Le Death technique, comme chacun le sait, a vu ses grandes et petites lignes définies par des groupes comme MORBID ANGEL, DEATH, SADUS, GORGUTS, ATHEIST, PESTILENCE, et quelques autres désireux de s’éloigner du schéma Gore défini par les origines et des bibles diaboliques que furent Slowly We Rot ou Leprosy. Comme tout processus d’amélioration et de progression naturel, le genre s’est vite empêtré dans des considérations de plus en plus absconses, qu’on retrouvait exposées (pas) très clairement sur l’Obscura de GORGUTS, avant de sombrer dans l’ultra-sophistication dans la brutalité excusant des dérives egocentriques et pour le moins incompréhensibles. Mais lorsque le genre se recentre sur l’essentiel, à savoir la composition, il est capable de produire des œuvres riches, surprenantes, viscéralement violentes mais esthétiquement superbes.
Or ARCHSPIRE s’y connaît en esthétique et en brutalité. Le groupe de Vancouver nous a déjà largement expliqué ses théories sur l’équation au travers de trois albums initiaux, qui posaient les bases avant de développer l‘argumentaire. Et c’est une ascension croissante que le quintet a connu, au point d’exploser d’un succès critique indéniable lors de ses deux dernières démonstrations. Relentless Mutation peut même s’enorgueillir d’une réputation sans failles auprès de la fanbase, mais aussi de l’extérieur, et ce, à juste titre : ARCHSPIRE est un groupe de fous dangereux, mais des fous redoutablement intelligents et doués, disciplinés, et totalement affranchis de toute contrainte de raison autre que celles imposées par sa propre folie justement, ce qui n’est pas la moindre des dichotomies.
Avec un line-up quasiment inchangé depuis ses débuts (Spencer Prewett - batterie, Dean Lamb et Tobi Morelli - guitares, Oliver Rae Aleron - chant, tous membres d’origine, et Jared Smith - basse depuis 2016), ARCHSPIRE s’appuie donc sur un collectif solide, rodé à l’exercice, et capable d’anticiper les réactions et envies des autres. Cette unité permet donc au groupe canadien de pousser les extrêmes aux extrêmes, et quelle meilleure définition pour ce Bleed The Future, capable de réconcilier les fans de MESHUGGAH et les accros à CEPHALIC CARNAGE. La précision est donc de mise, tout comme l’ultraviolence, et entre un solfège écrit à la demi-croche près et une tension permanente évoquant une schizophrénie aggravée par la paranoïa, ARCHSPIRE signe l’album le plus dément de sa carrière, le plus concis, le plus équilibré, mais aussi le plus culotté, superposant des séquences de démence pure et des intermèdes de lucidité mélodique à tomber par terre.

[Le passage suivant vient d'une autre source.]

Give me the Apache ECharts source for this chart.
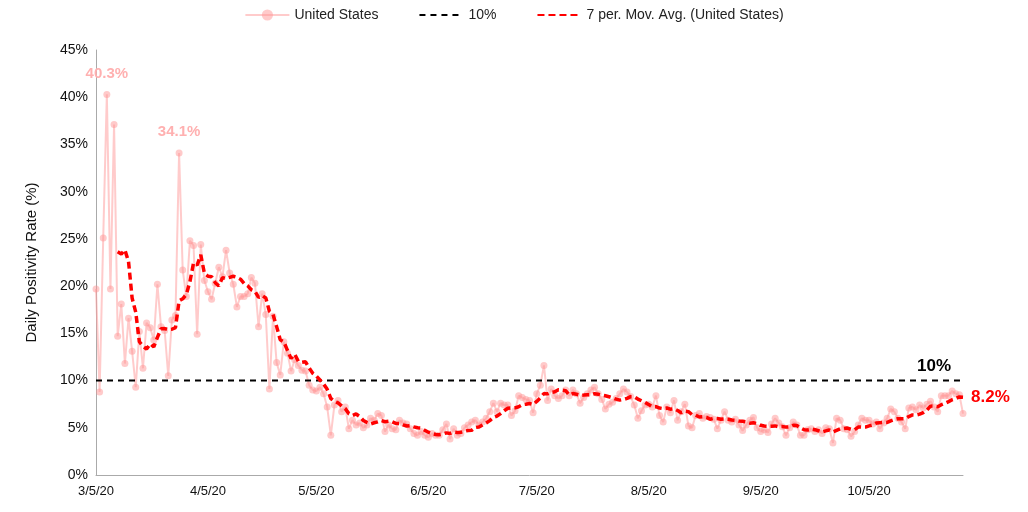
<!DOCTYPE html>
<html><head><meta charset="utf-8">
<script src="https://cdn.jsdelivr.net/npm/echarts@6/dist/echarts.min.js"></script>
<style>html,body{margin:0;padding:0;background:#fff}#chart{width:1028px;height:512px}</style>
</head><body><div id="chart"></div>
<script>
'use strict';

// daily positivity rate (%) from 3/5/20
const usRate = [
  19.7, 8.8, 25.1, 40.3, 19.7, 37.1, 14.7, 18.1, 11.8, 16.6, 13.1, 9.3, 15.2, 11.3, 16.1, 15.6, 14.3, 20.2, 15.7, 15.3,
  10.5, 16.4, 16.9, 34.1, 21.7, 18.9, 24.8, 24.3, 14.9, 24.4, 20.6, 19.4, 18.6, 20.3, 22.0, 21.0, 23.8, 21.4, 20.2, 17.8,
  18.9, 18.9, 19.2, 20.9, 20.3, 15.7, 19.2, 17.0, 9.1, 16.8, 11.9, 10.6, 14.1, 12.9, 11.0, 12.2, 11.6, 11.1, 11.0, 9.5,
  9.0, 8.9, 9.3, 8.6, 7.2, 4.2, 7.4, 7.9, 6.7, 7.2, 4.9, 5.8, 5.3, 5.5, 5.0, 5.3, 6.0, 5.8, 6.5, 6.3, 4.6, 5.3,
  4.9, 4.8, 5.8, 5.5, 5.4, 4.9, 4.4, 4.2, 4.6, 4.2, 4.0, 4.4, 4.2, 4.2, 4.8, 5.4, 3.8, 4.9, 4.2, 4.4, 5.0,
  5.3, 5.6, 5.8, 5.3, 5.6, 6.0, 6.7, 7.6, 6.7, 7.6, 7.4, 7.4, 6.3, 6.8, 8.4, 8.2, 8.0, 7.9, 6.6, 8.6,
  9.5, 11.6, 7.9, 9.1, 8.4, 8.1, 8.4, 9.0, 8.4, 9.0, 8.6, 7.6, 8.2, 8.6, 9.0, 9.3, 8.6, 8.0, 7.0, 7.5, 7.7,
  8.1, 8.6, 9.1, 8.8, 8.3, 7.4, 6.0, 6.8, 7.4, 7.5, 7.2, 8.4, 6.3, 5.6, 7.2, 6.6, 7.9, 5.8, 6.7, 7.5, 5.2, 5.0,
  6.3, 6.5, 6.0, 6.2, 6.1, 5.9, 4.9, 5.8, 6.7, 5.8, 5.6, 5.9, 5.3, 4.7, 5.3, 5.8, 6.1, 5.0, 4.6, 4.8, 4.5, 5.4,
  6.0, 5.5, 5.1, 4.2, 5.0, 5.6, 5.3, 4.2, 4.2, 4.8, 4.9, 4.6, 4.8, 4.4, 5.0, 4.9, 3.4, 6.0, 5.8, 4.9, 4.8,
  4.1, 4.6, 5.3, 6.0, 5.8, 5.8, 5.4, 5.6, 4.9, 5.5, 6.0, 7.0, 6.7, 6.0, 5.6, 4.9, 7.1, 7.2, 6.9, 7.4, 7.1, 7.5, 7.8, 7.2, 6.7,
  8.4, 8.4, 8.4, 8.9, 8.6, 8.5, 6.5
];
const threshold = 10;
const startDate = [2020, 2, 5];
const tickDays = [5];
const yTicks = [0, 5, 10, 15, 20, 25, 30, 35, 40, 45];
const peakLabels = [3, 23];

const dates = usRate.map((v, i) => {
  const d = new Date(startDate[0], startDate[1], startDate[2] + i);
  return (d.getMonth() + 1) + '/' + d.getDate() + '/20';
});
const movAvg = usRate.map((v, i) => {
  if (i < 6) return '-';
  let s = 0;
  for (let k = i - 6; k <= i; k++) s += usRate[k];
  return +(s / 7).toFixed(2);
});
const last = usRate.length - 1;

const pink = '#ffb0b0';
const option = {
  animation: false,
  textStyle: {fontFamily: 'Liberation Sans'},
  legend: {
    top: 3,
    left: 'center',
    itemGap: 40,
    itemWidth: 44,
    textStyle: {fontSize: 14, color: '#222'},
    data: [
      {name: 'United States'},
      {name: '10%', itemStyle: {opacity: 0}},
      {name: '7 per. Mov. Avg. (United States)', itemStyle: {opacity: 0}}
    ]
  },
  grid: {left: 96, right: 65, top: 50, bottom: 37},
  xAxis: {
    type: 'category',
    data: dates,
    boundaryGap: false,
    axisLine: {lineStyle: {color: '#aaa'}},
    axisTick: {show: false},
    axisLabel: {
      color: '#111', fontSize: 13, margin: 10,
      interval: (i, v) => tickDays.includes(+v.split('/')[1])
    }
  },
  yAxis: {
    type: 'value', min: 0, max: 45, interval: 5,
    name: 'Daily Positivity Rate (%)',
    nameLocation: 'middle', nameGap: 57,
    nameTextStyle: {fontSize: 15, color: '#111'},
    axisLine: {show: true, lineStyle: {color: '#aaa'}},
    splitLine: {show: false},
    axisLabel: {color: '#111', fontSize: 14, formatter: v => yTicks.includes(v) ? v + '%' : ''}
  },
  series: [
    {
      name: 'United States', type: 'line', data: usRate.map((v, i) => peakLabels.includes(i) ? {
        value: v, label: {show: true, position: 'top', distance: 10, formatter: v.toFixed(1) + '%', color: pink, fontSize: 15, fontWeight: 'bold'}
      } : v),
      symbol: 'circle', symbolSize: 7, showSymbol: true, showAllSymbol: true,
      itemStyle: {color: 'rgba(255,150,150,0.5)'},
      lineStyle: {color: 'rgba(255,160,160,0.55)', width: 2},
      z: 2
    },
    {
      name: '10%', type: 'line', data: usRate.map((v, i) => i === last - 8 ? {
        value: threshold, label: {show: true, position: 'top', distance: 6, formatter: '10%', color: '#000', fontSize: 17, fontWeight: 'bold'}
      } : threshold),
      symbol: 'circle', symbolSize: 0, showSymbol: true, showAllSymbol: true, color: '#000',
      lineStyle: {color: '#000', type: [6, 5], width: 2},
      z: 3
    },
    {
      name: '7 per. Mov. Avg. (United States)', type: 'line',
      data: movAvg.map((v, i) => i === last ? {
        value: v, label: {show: true, position: 'right', distance: 8, formatter: v.toFixed(1) + '%', color: '#ff0000', fontSize: 17, fontWeight: 'bold'}
      } : v),
      symbol: 'circle', symbolSize: 0, showSymbol: true, showAllSymbol: true, color: '#ff0000',
      lineStyle: {color: '#ff0000', type: [7, 4], width: 3.5},
      z: 4
    }
  ]
};
echarts.init(document.getElementById('chart')).setOption(option);
</script></body></html>
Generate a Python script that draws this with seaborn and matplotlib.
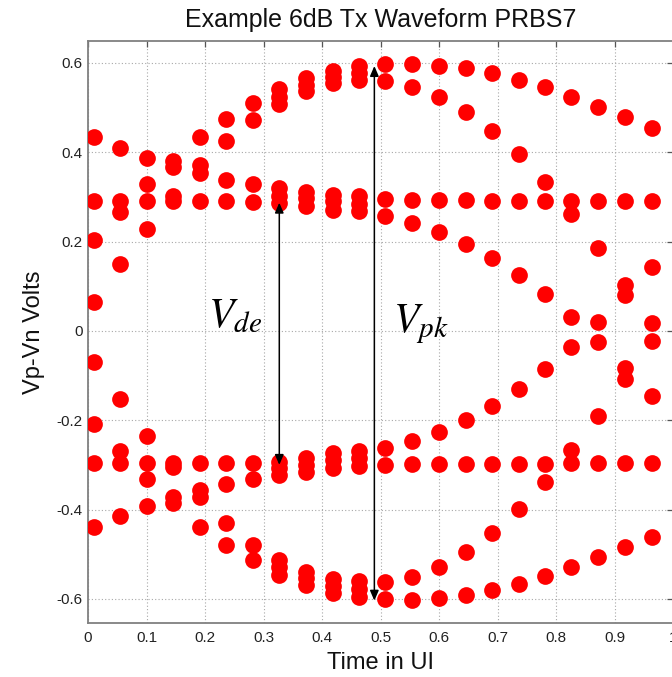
import numpy as np
import pandas as pd
import matplotlib
matplotlib.use("Agg")
import matplotlib.pyplot as plt
import seaborn as sns

# sample instants within one UI
sample_t = [0.010, 0.055, 0.100, 0.146, 0.191, 0.236, 0.282, 0.327, 0.373, 0.419, 0.464,
            0.508, 0.553, 0.600, 0.646, 0.691, 0.737, 0.781, 0.826, 0.872, 0.918, 0.964]

# upper half of the eye, one list per sample instant
v_top = [
    [0.433, 0.291, 0.204, 0.064],
    [0.409, 0.291, 0.266, 0.149],
    [0.388, 0.328, 0.291, 0.228],
    [0.381, 0.367, 0.303, 0.290],
    [0.433, 0.372, 0.353, 0.291],
    [0.474, 0.426, 0.338, 0.290],
    [0.511, 0.472, 0.328, 0.288],
    [0.542, 0.523, 0.508, 0.319, 0.301, 0.286],
    [0.566, 0.551, 0.536, 0.312, 0.297, 0.280],
    [0.581, 0.568, 0.555, 0.305, 0.290, 0.271],
    [0.593, 0.578, 0.562, 0.301, 0.284, 0.269],
    [0.598, 0.560, 0.296, 0.257],
    [0.598, 0.547, 0.293, 0.241],
    [0.594, 0.523, 0.293, 0.221],
    [0.588, 0.490, 0.293, 0.195],
    [0.577, 0.448, 0.291, 0.164],
    [0.562, 0.396, 0.291, 0.125],
    [0.545, 0.334, 0.291, 0.083],
    [0.523, 0.291, 0.262, 0.032],
    [0.501, 0.291, 0.185, 0.021],
    [0.478, 0.291, 0.103, 0.081],
    [0.455, 0.291, 0.142, 0.017],
]

# lower half of the eye
v_bot = [
    [-0.069, -0.209, -0.296, -0.438],
    [-0.153, -0.269, -0.295, -0.414],
    [-0.235, -0.295, -0.332, -0.392],
    [-0.295, -0.305, -0.371, -0.386],
    [-0.295, -0.356, -0.372, -0.438],
    [-0.295, -0.343, -0.429, -0.479],
    [-0.295, -0.331, -0.479, -0.513],
    [-0.293, -0.307, -0.322, -0.514, -0.529, -0.546],
    [-0.285, -0.300, -0.315, -0.539, -0.554, -0.569],
    [-0.274, -0.289, -0.307, -0.556, -0.571, -0.586],
    [-0.270, -0.285, -0.302, -0.561, -0.578, -0.595],
    [-0.263, -0.300, -0.563, -0.601],
    [-0.246, -0.298, -0.550, -0.602],
    [-0.227, -0.298, -0.528, -0.598],
    [-0.199, -0.298, -0.494, -0.591],
    [-0.168, -0.298, -0.453, -0.580],
    [-0.130, -0.298, -0.399, -0.566],
    [-0.086, -0.298, -0.339, -0.548],
    [-0.035, -0.266, -0.296, -0.528],
    [-0.025, -0.190, -0.296, -0.507],
    [-0.084, -0.107, -0.296, -0.484],
    [-0.022, -0.145, -0.296, -0.461],
]

# annotation arrows: V_de and V_pk
arrow_x = [0.327, 0.4895]
arrow_top = [0.287, 0.593]
arrow_bot = [-0.300, -0.604]
arrow_labels = [r"$V_{de}$", r"$V_{pk}$"]
label_pos = [(0.205, 0.007), (0.521, -0.004)]

x_ticks = [0, 0.1, 0.2, 0.3, 0.4, 0.5, 0.6, 0.7, 0.8, 0.9, 1]
x_ticklabels = ["0", "0.1", "0.2", "0.3", "0.4", "0.5", "0.6", "0.7", "0.8", "0.9", "1"]
y_ticks = [-0.6, -0.4, -0.2, 0, 0.2, 0.4, 0.6]
y_ticklabels = ["-0.6", "-0.4", "-0.2", "0", "0.2", "0.4", "0.6"]

rows = []
for t, tops, bots in zip(sample_t, v_top, v_bot):
    for v in tops + bots:
        rows.append({"t": t, "v": v})
df = pd.DataFrame(rows)

sns.set_theme(style="white")
plt.rcParams["font.family"] = ["Liberation Sans", "DejaVu Sans"]
plt.rcParams["mathtext.fontset"] = "stix"

fig = plt.figure(figsize=(6.72, 6.77), dpi=100)
ax = fig.add_axes([88 / 672, 1 - 623 / 677, 585 / 672, 582 / 677])

sns.scatterplot(data=df, x="t", y="v", color="#ff0000", s=145, linewidth=0, ax=ax, zorder=3)

ax.set_xlim(0, 1)
ax.set_ylim(-0.654, 0.649)
ax.set_xticks(x_ticks)
ax.set_xticklabels(x_ticklabels)
ax.set_yticks(y_ticks)
ax.set_yticklabels(y_ticklabels)

ax.set_axisbelow(True)
ax.grid(True, color="#a8a8a8", linestyle=(0, (1, 2)), linewidth=0.8)
ax.tick_params(direction="in", length=4.5, width=0.9, color="#555555",
               top=True, right=True, labelsize=11, labelcolor="#222222")
ax.tick_params(axis="x", pad=6)
ax.tick_params(axis="y", pad=4)
for sp in ax.spines.values():
    sp.set_color("#808080")
    sp.set_linewidth(1.3)

for x, y0, y1 in zip(arrow_x, arrow_top, arrow_bot):
    ax.annotate("", xy=(x, y0), xytext=(x, y1),
                arrowprops=dict(arrowstyle="<|-|>,head_length=0.6,head_width=0.26",
                                mutation_scale=10, color="black", lw=1.1,
                                shrinkA=0, shrinkB=0), zorder=4)

for lbl, (lx, ly) in zip(arrow_labels, label_pos):
    ax.text(lx, ly, lbl, fontsize=30, ha="left", va="baseline", color="black", zorder=5)

ax.set_title("Example 6dB Tx Waveform PRBS7", fontsize=18, pad=10, color="#111111")
ax.set_xlabel("Time in UI", fontsize=17, labelpad=5, color="#111111")
ax.set_ylabel("Vp-Vn Volts", fontsize=17, labelpad=8, color="#111111")

fig.savefig("out.png", dpi=100)
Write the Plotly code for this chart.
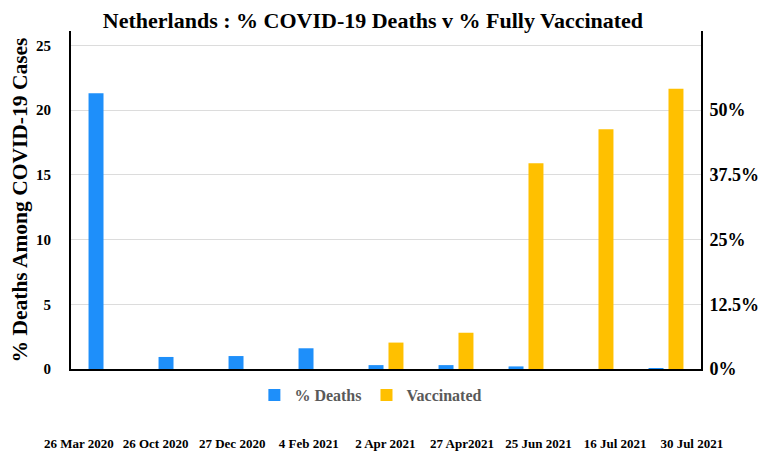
import plotly.graph_objects as go

categories = ["26 Mar 2020", "26 Oct 2020", "27 Dec 2020", "4 Feb 2021", "2 Apr 2021",
              "27 Apr2021", "25 Jun 2021", "16 Jul 2021", "30 Jul 2021"]
deaths_pct = [21.3, 0.93, 1.0, 1.6, 0.3, 0.3, 0.2, 0.0, 0.06]
vaccinated_pct = [0, 0, 0, 0, 5.1, 7.0, 39.7, 46.3, 54.1]
left_ticks = [0, 5, 10, 15, 20, 25]
right_ticks = [0, 12.5, 25, 37.5, 50]
right_tick_text = ["0%", "12.5%", "25%", "37.5%", "50%"]

SERIF = "Liberation Serif"
BLUE = "#1E8FFA"
GOLD = "#FFC000"

n = len(categories)
label_pos = list(range(n))

fig = go.Figure()
fig.add_trace(go.Bar(x=categories, y=deaths_pct, name="% Deaths",
                     marker=dict(color=BLUE, line=dict(width=0)), yaxis="y", offsetgroup="a"))
fig.add_trace(go.Bar(x=categories, y=vaccinated_pct, name="Vaccinated",
                     marker=dict(color=GOLD, line=dict(width=0)), yaxis="y2", offsetgroup="b"))
# invisible helper so the date-label axis is drawn
fig.add_trace(go.Scatter(x=label_pos, y=[0] * n, xaxis="x2", yaxis="y", mode="markers",
                         marker=dict(opacity=0), showlegend=False, hoverinfo="skip"))

fig.update_layout(
    width=758, height=444,
    margin=dict(l=63, r=65, t=23, b=83, autoexpand=False),
    paper_bgcolor="white", plot_bgcolor="rgba(0,0,0,0)",
    barmode="group", bargap=0.43, bargroupgap=0.25,
    title=dict(text="<b>Netherlands : % COVID-19 Deaths v % Fully Vaccinated</b>",
               x=0.4815, xanchor="center", y=0.99, yanchor="top",
               font=dict(family=SERIF, size=22, color="black")),
    xaxis=dict(type="category", categoryarray=categories, showticklabels=False,
               showline=True, linecolor="black", linewidth=2, ticks="",
               showgrid=False, zeroline=False, automargin=False),
    xaxis2=dict(range=[-0.104, 8.12], tickmode="array", tickvals=label_pos,
                ticktext=categories, overlaying="x", anchor="free", position=0, side="bottom",
                showline=False, showgrid=False, zeroline=False, ticks="outside",
                ticklen=62, tickcolor="rgba(0,0,0,0)", automargin=False,
                tickfont=dict(family=SERIF, size=13, color="black", weight="bold")),
    yaxis=dict(range=[0, 26.1], tickvals=left_ticks, showline=True, linecolor="black",
               linewidth=2, showgrid=True, gridcolor="#DCDCDC", gridwidth=1,
               zeroline=False, ticks="outside", ticklen=15, tickcolor="rgba(0,0,0,0)",
               automargin=False,
               tickfont=dict(family=SERIF, size=15, color="black", weight="bold"),
               title=dict(text="<b>% Deaths Among COVID-19 Cases</b>", standoff=8,
                          font=dict(family=SERIF, size=21.5, color="black"))),
    yaxis2=dict(range=[0, 65.25], overlaying="y", side="right", tickvals=right_ticks,
                ticktext=right_tick_text, showline=True, linecolor="black", linewidth=2,
                showgrid=False, zeroline=False, ticks="outside", ticklen=3,
                tickcolor="rgba(0,0,0,0)", automargin=False,
                tickfont=dict(family=SERIF, size=18, color="black", weight="bold")),
    legend=dict(orientation="h", x=0.476, xanchor="center", xref="paper",
                y=0.1284, yanchor="middle", yref="container",
                font=dict(family=SERIF, size=16, color="#595959", weight="bold"),
                itemwidth=30, bgcolor="rgba(0,0,0,0)"),
    showlegend=True,
)

fig.write_html("out.html")
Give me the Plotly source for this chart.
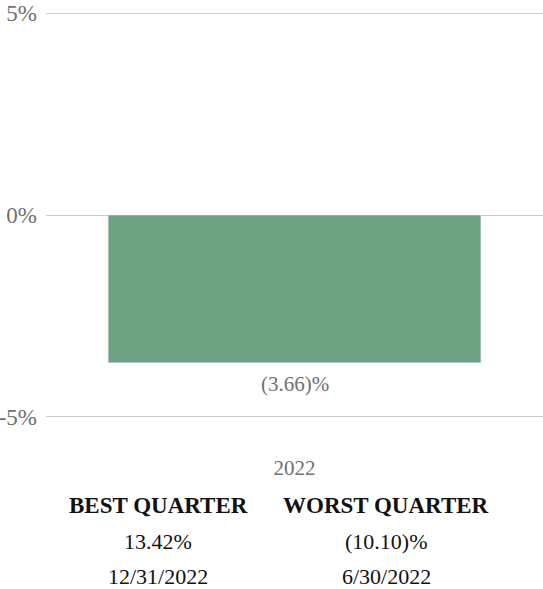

La technique dans leur cas n’est pas un prétexte, mais bien un moyen. Un moyen de construire des écheveaux inextricables tout en laissant à l’auditeur la liberté d’interprétation. Evidemment, un talent individuel notable au service d’une cause commune est toujours une arme très dangereuse entre les bonnes mains. Et celles ayant donné naissance au monstre qu’est Bleed The Future sont assurées, stables, évitant tout accident de siège, pour permettre au nouveau-né de hurler d’un cri paralysant.
Je pourrais digresser des heures sur les capacités de ces instrumentistes obnubilés par la folie. Je pourrais parler des heures de ce batteur en constante frappe, qui déroule des fills surnaturels tout en maltraitant sa grosse caisse d’une paire de pieds supersoniques. Ou de ces guitaristes capables de trancher des riffs syncopés lunaires avant de nous envoyer dans les étoiles d’un solo aux harmonies célestes. De ce chanteur au phrasé incroyable, Slam/Rappeur de l’extrême à la diction parfaite et aux mots qui sifflent comme des balles près d’une oreille. De ce bassiste sosie presque parfait de Steve DiGeorgio qui délie ses graves comme un archéologue un parchemin trouvé sans une salle secrète. Et l’union de ces cinq cerveaux dérangés à la capacité de compréhension décuplée mais convaincu du bien-fondé de sa démarche unique m’a convaincu en moins de quatre minutes : celles que dure « Drone Corpse Aviator », maelstrom d’idées en forme de tempête du désert qui vous balaie comme un swiffer.
L’art d’ARCHSPIRE est de jouer avec tous les codes et poncifs du genre, pour offrir la musique la plus bouillonnante du circuit. Une musique alternant les humeurs, toutes extrêmes pourtant, jouant avec la mélancolie pour provoquer le chaos, comme en témoigne le massacre apocalyptique de « A.U.M. (Apeiron Universal Migration) », final qui vous laisse les neurones en feu et la conscience altérée à jamais.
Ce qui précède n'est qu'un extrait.